The statement he could make against Belfort would be twofold. For one, UFC-centrics would find out who he is. And two, big things potentially dangle in the balance—things like Anderson Silva. Silva’s been in the media dropping Rockhold’s name as a challenge he’d welcome. Rockhold, like Rusty James in the movie Rumblefish, has three simple words for the longest tenured UFC Champion.
“I ain’t hiding.”
* * * *
There’s a scenario that Rockhold has thought about, which is as fantastic as it is uncomplicatedly realistic. AKA, at some point in the near future, could be saturated with world champions. Cain Velasquez is already the UFC Heavyweight Champion. Daniel Cormier looks like a certain sort of wrecking ball if he moves down to 205 pounds to challenge Jon Jones. Rockhold? Well, he’s the Champion of a bygone promotion, but he has his sights set on Silva. Gray Maynard, the latest arrival in Santa Cruz, is a mean match-up for Benson Henderson. Should things shake out, 2013 could be the year of AKA.
“I think we could really make a statement,” he says. “Imagine, we’d have the 155-pound belt, the 185-pound fight, the heavyweight belt, Cormier drops down to 205 pounds…” It requires perfect set-ups that are purely imaginative at this point. But then again, it’s hardly out of the question.
But consider Rockhold, who is 10-1 as a professional mixed martial artist, and his relative lack of trepidation for the man standing opposite him on fight night.
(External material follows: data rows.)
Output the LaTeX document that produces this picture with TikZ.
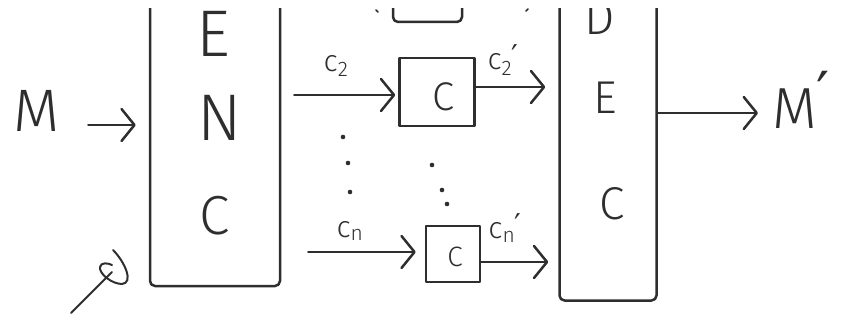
\documentclass[tikz,border=0pt]{standalone}
\usepackage{fontspec}
\setmainfont{Fira Sans Light}
\newfontfamily\primefont{DejaVu Sans}
\usetikzlibrary{arrows.meta}
\definecolor{ink}{HTML}{2E2E2E}
\newcommand\pr{{\primefont ′}}
\newcommand\csub[1]{c\textsubscript{#1}}
\newcommand\cpr[1]{c\textsubscript{#1}\kern-0.02em\raisebox{0.1em}{\pr}}
\begin{document}
\begin{tikzpicture}[x=1pt,y=-1pt,
  ink/.style={draw=ink,line width=2.5pt,line cap=round,line join=round},
  block/.style={ink,rectangle,rounded corners=5pt,inner sep=0pt},
  cipher/.style={ink,rectangle,inner sep=0pt},
  letter/.style={text=ink,inner sep=0pt,font=\fontsize{#1}{#1}\selectfont},
  lbl/.style={text=ink,inner sep=0pt,font=\fontsize{30}{30}\selectfont},
  arr/.style={ink,-{Straight Barb[length=13pt,width=32pt,line width=2.5pt,round]}}
]
\useasboundingbox (0,0) rectangle (842,320);
\clip (0,9) rectangle (842,320);
% blocks
\node[block,minimum width=130pt,minimum height=330pt] (enc) at (215,121) {};
\node[block,minimum width=97pt,minimum height=345pt] (dec) at (608,128) {};
\node[block,minimum width=69pt,minimum height=62pt] (topbox) at (427.5,-9) {};
\node[cipher,minimum width=75pt,minimum height=68pt] (box1) at (437,92) {};
\node[cipher,minimum width=54pt,minimum height=56pt] (box2) at (453,254) {};
% letters
\node[letter=66] (e1) at (213,34) {E};
\node[letter=66] (n1) at (220,118) {N};
\node[letter=55] (c1) at (215,216) {C};
\node[letter=48] (d2) at (600,18) {D};
\node[letter=46] (e2) at (605,98) {E};
\node[letter=46] (c2) at (612,204) {C};
\node[letter=40] (k1) at (443,97) {C};
\node[letter=28] (k2) at (455,257) {C};
\node[letter=60] (M) at (37,111) {M};
\node[letter=58,anchor=west] (Mp) at (772,100) {M\raisebox{0.25em}{\pr}};
% labels
\node[lbl] (l1) at (336,66) {\csub{2}};
\node[lbl] (l2) at (503,60) {\cpr{2}};
\node[lbl] (l3) at (350,231) {\csub{n}};
\node[lbl] (l4) at (505,228) {\cpr{n}};
% connectors
\draw[arr,shorten <=28pt,shorten >=13pt] ([yshift=-14pt]M.east) -- ([yshift=-14pt]M.east -| enc.west);
\draw[arr,shorten <=13pt,shorten >=3pt] ([yshift=-3pt]box1.west -| enc.east) -- ([yshift=-3pt]box1.west);
\draw[arr,shorten >=13pt] ([yshift=5pt]box1.east) -- ([yshift=5pt]box1.east -| dec.west);
\draw[arr,shorten <=27pt,shorten >=9pt] ([yshift=2pt]box2.west -| enc.east) -- ([yshift=2pt]box2.west);
\draw[arr,shorten >=10pt] ([yshift=-8pt]box2.east) -- ([yshift=-8pt]box2.east -| dec.west);
\draw[arr,shorten >=14pt] ([yshift=15pt]dec.east) -- ([yshift=15pt]dec.east -| Mp.west);
% small marks
\draw[ink,line width=1.6pt] (376,10) -- (378,12);
\draw[ink,line width=1.6pt] (526,11) -- (528,9);
\foreach \p in {(343,137),(348,163),(350,192),(432,165),(442,190),(447,204)}
  \fill[ink] \p circle (1.3pt);
% key scribble
\coordinate (kt) at (112,272);
\draw[ink,line width=2pt] (71,313) -- (kt);
\draw[ink,line width=2pt] (113,250) .. controls (125,262) and (134,283) .. (122,284)
  .. controls (112,284) and (99,274) .. (100,267) .. controls (101,262) and (108,263) .. (112,265);
\end{tikzpicture}
\end{document}
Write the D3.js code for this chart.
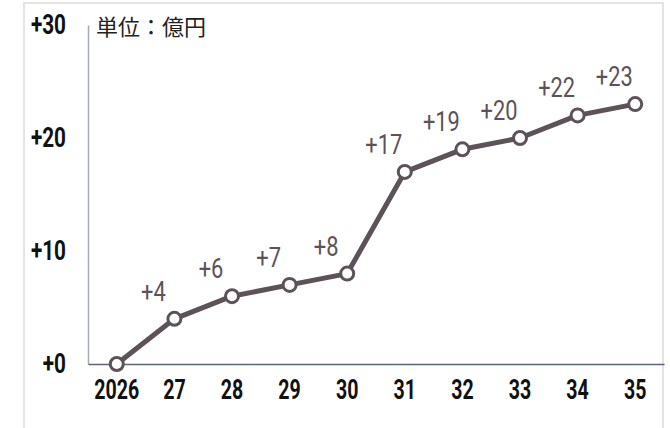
<!DOCTYPE html>
<html><head><meta charset="utf-8">
<script src="https://cdn.jsdelivr.net/npm/d3@7"></script>
<style>body{margin:0;background:#fff;}svg{display:block;}</style>
</head><body>
<script>
const years = ["2026","27","28","29","30","31","32","33","34","35"];
const values = [0,4,6,7,8,17,19,20,22,23];
const yTicks = [0,10,20,30];
const unitLabel = "単位：億円";

(function(){
const W = 670, H = 428;
const svg = d3.select("body").append("svg").attr("width", W).attr("height", H);
const fnt = "Roboto,'Noto Sans',sans-serif";
const sxT = 0.7, sxY = 0.74, sxL = 0.78;

// outer frame
svg.append("rect").attr("x",24).attr("y",3).attr("width",639).attr("height",440)
  .attr("fill","none").attr("stroke","#e4e4e4").attr("stroke-width",2);

const mLeft = 88, mRight = 664, mTop = 25, mBottom = 364;
const x = d3.scaleBand().domain(years).range([mLeft, mRight]);
const y = d3.scaleLinear().domain([0,30]).range([mBottom, mTop]);
const cx = d => x(d) + x.bandwidth()/2;

// y axis
const ya = svg.append("g").attr("transform",`translate(${mLeft},0)`)
  .call(d3.axisLeft(y).tickValues(yTicks).tickSize(0).tickPadding(22).tickFormat(d=>"+"+d));
ya.select(".domain").attr("stroke","#a3aab8").attr("stroke-width",1.5);
ya.selectAll("text").attr("font-family",fnt).attr("font-size",28).attr("font-weight",700).attr("fill","#111")
  .attr("x",-22/sxY).attr("transform",`scale(${sxY},1)`);

// x axis
const xa = svg.append("g").attr("transform",`translate(0,${mBottom})`)
  .call(d3.axisBottom(x).tickSize(0).tickPadding(15));
xa.select(".domain").attr("stroke","#5a6680").attr("stroke-width",1.5);
xa.selectAll("text").attr("font-family",fnt).attr("font-size",28).attr("font-weight",700).attr("fill","#111")
  .attr("transform",`scale(${sxT},1)`);

// unit
svg.append("text").attr("x",96).attr("y",35).text(unitLabel)
  .attr("font-family","'Noto Sans CJK JP',sans-serif").attr("font-size",22).attr("fill","#222");

const col = "#5c5257";
const line = d3.line().x((d,i)=>cx(years[i])).y(d=>y(d));
svg.append("path").datum(values).attr("d",line).attr("fill","none")
  .attr("stroke",col).attr("stroke-width",5).attr("stroke-linejoin","round");

svg.selectAll("circle.pt").data(values).join("circle").attr("class","pt")
  .attr("cx",(d,i)=>cx(years[i])).attr("cy",d=>y(d)).attr("r",6.5)
  .attr("fill","#fff").attr("stroke",col).attr("stroke-width",3);

svg.selectAll("text.lbl").data(values.map((v,i)=>({v,i})).filter(d=>d.v>0)).join("text").attr("class","lbl")
  .attr("transform",d=>`translate(${cx(years[d.i])-21},${y(d.v)-18}) scale(${sxL},1)`)
  .attr("text-anchor","middle")
  .attr("font-family",fnt).attr("font-size",28).attr("fill",col)
  .text(d=>"+"+d.v);
})();
</script>
</body></html>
Surfer cool? Maybe. But it derives from eight weeks of nihilistic sparring and hell from his work with the big boys.
“I’m training with heavyweights,” he says. “I’m training with the baddest man on the planet in Cain Velasquez. I’ve been in there so many times with Cain and with Cormier, with King Mo [Muhammad Lawal]. Who at 185 pounds is going to compare to sparring with Cain? With Cormier? You’re not going to face anything like that. I fear no man.”
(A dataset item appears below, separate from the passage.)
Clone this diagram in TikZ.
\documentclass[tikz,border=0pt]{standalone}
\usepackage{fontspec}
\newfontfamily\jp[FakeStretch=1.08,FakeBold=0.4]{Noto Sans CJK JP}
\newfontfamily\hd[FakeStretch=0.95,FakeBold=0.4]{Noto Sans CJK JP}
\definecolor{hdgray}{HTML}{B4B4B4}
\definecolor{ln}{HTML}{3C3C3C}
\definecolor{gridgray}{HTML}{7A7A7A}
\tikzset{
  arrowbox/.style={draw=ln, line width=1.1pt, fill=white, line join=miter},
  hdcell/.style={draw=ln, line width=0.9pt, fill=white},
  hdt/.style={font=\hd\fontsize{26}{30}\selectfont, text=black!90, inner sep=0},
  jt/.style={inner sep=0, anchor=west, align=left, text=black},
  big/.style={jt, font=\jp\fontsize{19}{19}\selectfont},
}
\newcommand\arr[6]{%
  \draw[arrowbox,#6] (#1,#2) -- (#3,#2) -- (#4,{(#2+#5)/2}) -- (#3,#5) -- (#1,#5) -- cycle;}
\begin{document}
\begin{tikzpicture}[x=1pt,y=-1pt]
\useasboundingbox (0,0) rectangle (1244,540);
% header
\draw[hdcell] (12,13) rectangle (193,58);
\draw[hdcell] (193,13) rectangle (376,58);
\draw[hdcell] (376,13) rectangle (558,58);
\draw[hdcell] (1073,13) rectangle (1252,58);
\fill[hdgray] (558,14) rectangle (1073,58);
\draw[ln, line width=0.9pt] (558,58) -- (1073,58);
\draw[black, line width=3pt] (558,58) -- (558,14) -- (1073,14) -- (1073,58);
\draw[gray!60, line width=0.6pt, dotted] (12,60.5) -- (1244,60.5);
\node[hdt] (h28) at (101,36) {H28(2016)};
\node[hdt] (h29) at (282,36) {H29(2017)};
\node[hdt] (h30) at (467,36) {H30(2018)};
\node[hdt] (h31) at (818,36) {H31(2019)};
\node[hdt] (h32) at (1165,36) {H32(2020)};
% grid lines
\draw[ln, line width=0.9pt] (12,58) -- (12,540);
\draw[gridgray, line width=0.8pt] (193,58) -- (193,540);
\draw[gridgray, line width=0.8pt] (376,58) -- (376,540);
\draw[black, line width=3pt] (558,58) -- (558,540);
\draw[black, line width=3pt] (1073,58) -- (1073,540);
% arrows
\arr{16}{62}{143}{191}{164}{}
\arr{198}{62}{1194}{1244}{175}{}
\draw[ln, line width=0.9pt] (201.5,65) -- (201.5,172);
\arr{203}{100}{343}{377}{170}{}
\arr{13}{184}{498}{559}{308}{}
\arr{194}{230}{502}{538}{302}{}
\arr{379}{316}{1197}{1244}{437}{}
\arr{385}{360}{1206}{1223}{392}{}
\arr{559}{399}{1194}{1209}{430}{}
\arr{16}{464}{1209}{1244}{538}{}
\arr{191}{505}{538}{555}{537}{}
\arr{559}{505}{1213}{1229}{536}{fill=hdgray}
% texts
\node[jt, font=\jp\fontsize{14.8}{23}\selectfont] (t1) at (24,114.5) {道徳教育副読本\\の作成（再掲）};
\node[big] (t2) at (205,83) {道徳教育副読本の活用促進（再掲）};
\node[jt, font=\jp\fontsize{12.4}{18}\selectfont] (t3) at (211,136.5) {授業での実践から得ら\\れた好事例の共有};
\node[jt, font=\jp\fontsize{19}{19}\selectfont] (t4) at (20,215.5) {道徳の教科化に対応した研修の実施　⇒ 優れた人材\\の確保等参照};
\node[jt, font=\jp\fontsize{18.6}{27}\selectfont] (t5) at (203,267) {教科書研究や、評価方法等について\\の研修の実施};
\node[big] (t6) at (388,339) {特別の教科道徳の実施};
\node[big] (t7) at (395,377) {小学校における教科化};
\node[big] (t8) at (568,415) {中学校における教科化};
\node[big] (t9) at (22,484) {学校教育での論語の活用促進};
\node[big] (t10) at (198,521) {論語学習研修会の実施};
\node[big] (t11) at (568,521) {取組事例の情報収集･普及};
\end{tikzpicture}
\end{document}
This extends to lanky, world-class strikers with 16-0 records in the UFC like Silva. Rockhold doesn’t look the part. His ears are free of vegetation. He doesn’t bulge and twitch with pectoral muscle. His skin doesn’t appear to be a form of burlap or thick leathery hide. He has only 11 fights into a career and doesn’t have a biography of scars on his face.
And yet, here he is, playing music to matchmakers’ ears.
“I’ve always wanted to fight Anderson,” he says. “He’s a great fighter. He’s amazing—he always finds a way to win. He doesn’t give up until the bitter end, and he’s always going to be attacking. That’s something to admire for sure. Now, something I don’t admire about him is he’s kind of trying to secure his legacy and avoiding certain fights. At this point, he’s kind of picking fights. I think when you’re the Champion, you fight the number one contender or who they put in your way. I’d like to see him fight Chris Weidman of course. As much as I want to be the one to take his belt, I think Weidman poses a good chance—Anderson’s equally there to beat him. It’s a good time for Anderson to fight him. It could taint his legacy to avoid Weidman at this point—no, wait, let me rethink that. I don’t think it would. He’s had too many title defenses. But certain people will remember it, and it’s always good to silence the naysayers.”
Yes, but does Rockhold prefer to dip his toe in the water with Belfort, and get past the famous (sometimes illusory) Octagon jitters first?
“My preference?” he says with a laugh. “I’d like to fight Anderson right now. Black House is just down the street, right? Let’s go. Right after my Bear Flag burrito.”
* * * *
It’s a good time to be Luke Rockhold. He’s in the UFC, where there are more challenges than he’ll likely ever get through. He travels up and down the Californian coast in a surfer’s attitude of leisure. He has a meeting with a new sponsor sometime later on. What to do until then? Surf? Golf maybe? Sure.
“I love playing golf,” he says. “Always been a fan of golf. Totally different from fighting. Peaceful, cool, takes a lot of patience. I love the sport, and love the game. I’m pretty decent at it, too. Probably a 12 handicap right now? I’ve shot in the 70s a couple of times. It’s hard when you’re training. My goal is not to be the best golfer, it’s to be the best fighter—but it’s always nice to hit something that’s not going to hit you back.”
As for his Strikeforce belt—the coveted piece of memorabilia that so much blood was spilled over? It’s sitting in his little white Toyota truck in the parking lot.
“I don’t carry it around with me,” he says. “But, randomly I have it with me today. I never have it with me. This guy is doing a deal with my truck. He’s going to pimp out my truck, give me some new rims, and then we’re going to do a little photo shoot with it. That’s the only reason I have it with me, I promise.”
Sure, sure. If you believe that, you’ll never actually catch him driving around with both his belts, either, if he ends up winning the UFC title someday. Or, all three, if he decides to move up to light heavyweight at some point in the future. But let’s not get ahead of ourselves. Those are goals. Those types of things are a little farther up the PCH Highway. Those still belong to the golden afternoon, which right now feels like it’s all his.
“I could definitely see myself at 205 pounds someday, though,” he says. “Trying to fight up there. I think I’d match up well with Jon Jones. I think anything’s possible. My goal right now is to beat Anderson Silva and take his belt.” And if those elusive superfights fall under his power to accept?
“I’m promising right now, if I beat Anderson, I would fight Jon Jones.” That’s not the first thing Rockhold says, it’s the last. And you know what? For this surfer-like fighter with the bright future, it doesn’t feel like such a pipedream.